Mortgages When Building a New Home

GETTING A MORTGAGE when building your new home When considering buying a house, you may look at the option of building a new one. This can be a great option as new homes often come with building guarantees, they do not require a large amount of maintenance and you can influence the finished design. This…

GETTING A MORTGAGE when building your new home

When considering buying a house, you may look at the option of building a new one. This can be a great option as new homes often come with building guarantees, they do not require a large amount of maintenance and you can influence the finished design. This will ensure that your new house is exactly how you want it. However, building comes with an element of risk, which is only covered by preparation and good management. It is important to be prepared when applying for a construction loan.

CONSTRUCTION / BUILD LOANS

When applying for a mortgage to build your new home, for most banks, the maximum Lending Valuation Ratio (LVR) is 80%. The following formula is used to calculate the LVR for construction loans:

Loan Amount Required divided by (Land Value + Cost to Build)

FIXED PRICE CONTRACTS

To assess the cost to build the property, the bank will need a copy of a Fixed Price Contract from a registered master builder, or a schedule of costs if there is no Fixed Price Contract held. If no Fixed Price Contract is held, some banks will only lend up to 60% LVR or make allowance for 15% cost overruns.

PROGRESS PAYMENTS

Once a bank has approved your mortgage it will then draw the loan down in a series of progress payments. The first progress payment will be made once the bank has received a copy of the building consent and confirmation of builders risk insurance, with the banks interest noted. A professional valuation is also required at the outside. This is to be based on the proposed plans for the building and is to state the current value of the land as well as the expected value of the property when building is completed.
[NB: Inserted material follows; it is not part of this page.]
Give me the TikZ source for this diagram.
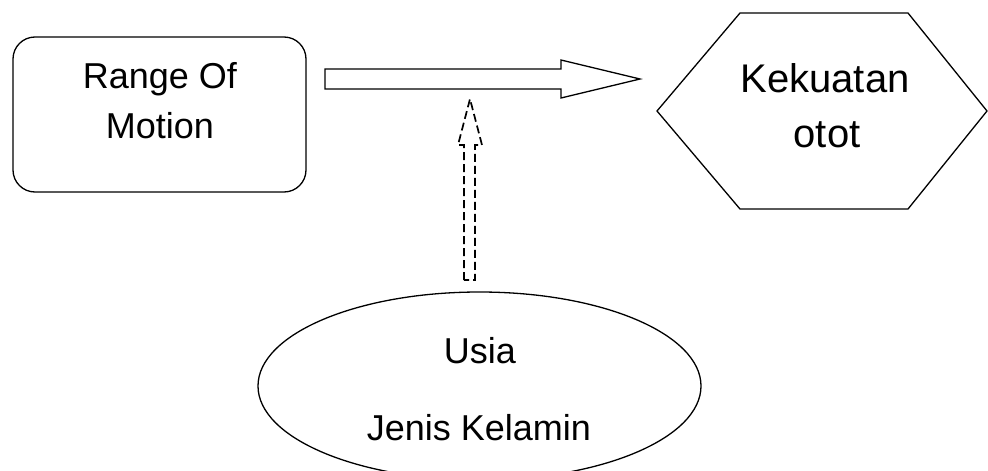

Further progress payments will be made during different stages of the building process. The bank will require an invoice from the builder as well as a progress payment instruction signed by the customer to pay out each progress payment. In some cases, a progress valuation may be required also. Here is an example of a schedule of progress payments:

Council Inspection Sign Off Required

[1] Deposit 10% Initial building consent

[2] Foundations 10% Foundations and block work

[3] Floor, Roof & Framing 20% ​​Drainage

[4] Lock up 25% Pre-Line Build

[5] Internal lining & doors 25% Insulation, pre-line plumbing, post-line

[6] Completion 10% Code of Compliance

With most banks the final 5% – 10% will not be paid until the Code of Compliance and confirmation from a Registered Valuer that the property is complete are received.

TOP 10 POINTS

[1] Make sure you work with a Registered Master Builder who you trust

[2] Ensure you draw up a very clear building contract

[3] Understand a Fixed Price Contract and what it means when you do not have one

[4] Understand and ensure appropriate insurance coverage is in place

[5] Before you sign up for anything have your solicitor / lawyer check all documentation

[6] Use an experienced mortgage broker or financier who understands construction / build loans

[7] Always make sure you can afford and have pre arranged a contingency fund … for the unexpected!

[8] Measure, measure, measure – before you sign off on your final plans always double check that you will get what you are expecting in room size.

[9] Ask questions – building and financing a home can be one of the most stressful things we can do so do not hesitate at any point to ask questions if you are unsure.

[10] Celebrate – through the ups and downs of building and in amidst all the stress make sure you celebrate each stage and most importantly the big day when you take over the keys and can move in!